Some good people may think
it a feeble or half-crack'd way of spending one's time and thinking.
May-be it is.
THE OAKS AND I
_Sept. 5, '77._--I write this, 11 A.M., shelter'd under a dense oak by
the bank, where I have taken refuge from a sudden rain. I came down
here, (we had sulky drizzles all the morning, but an hour ago a lull,)

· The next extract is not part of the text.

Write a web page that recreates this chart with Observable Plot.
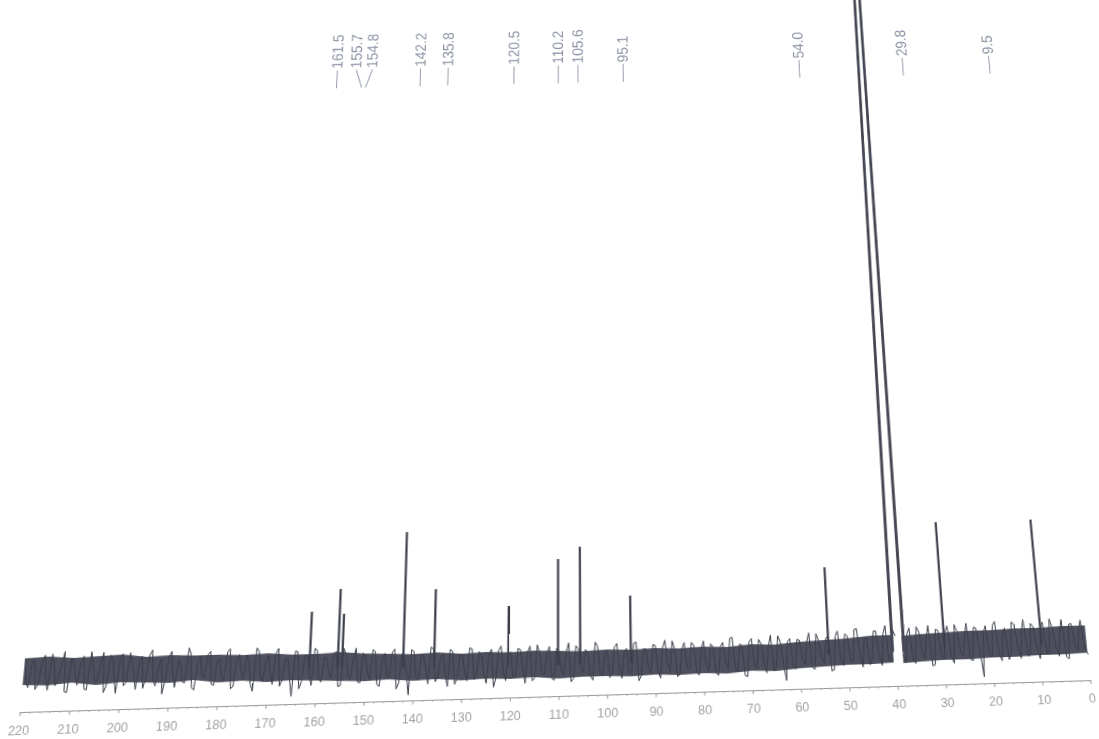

for the before-mention'd daily and simple exercise I am fond of--to
pull on that young hickory sapling out there--to sway and yield to its
tough-limber upright stem--haply to get into my old sinews some of
its elastic fibre and clear sap. I stand on the turf and take these
health-pulls moderately and at intervals for nearly an hour, inhaling
great draughts of fresh air. Wandering by the creek, I have three or
four naturally favorable spots where I rest--besides a chair I
lug with me and use for more deliberate occasions. At other spots
convenient I have selected, besides the hickory just named, strong and
limber boughs of beech or holly, in easy-reaching distance, for my
natural gymnasia, for arms, chest, trunk-muscles. I can soon feel
the sap and sinew rising through me, like mercury to heat. I hold
on boughs or slender trees caressingly there in the sun and shade,
wrestle with their innocent stalwartness--and _know_ the virtue
thereof passes from them into me. (Or may-be we interchange--may-be
the trees are more aware of it all than I ever thought.)
But now pleasantly imprison'd here under the big oak--the rain
dripping, and the sky cover'd with leaden clouds--nothing but the pond
on one side, and the other a spread of grass, spotted with the milky
blossoms of the wild carrot--the sound of an axe wielded at some
distant wood-pile--yet in this dull scene, (as most folks would
call it,) why am I so (almost) happy here and alone? Why would any
intrusion, even from people I like, spoil the charm? But am I alone?
Doubtless there comes a time--perhaps it has come to me--when one
feels through his whole being, and pronouncedly the emotional part,
that identity between himself subjectively and Nature objectively
which Schelling and Fichte are so fond of pressing.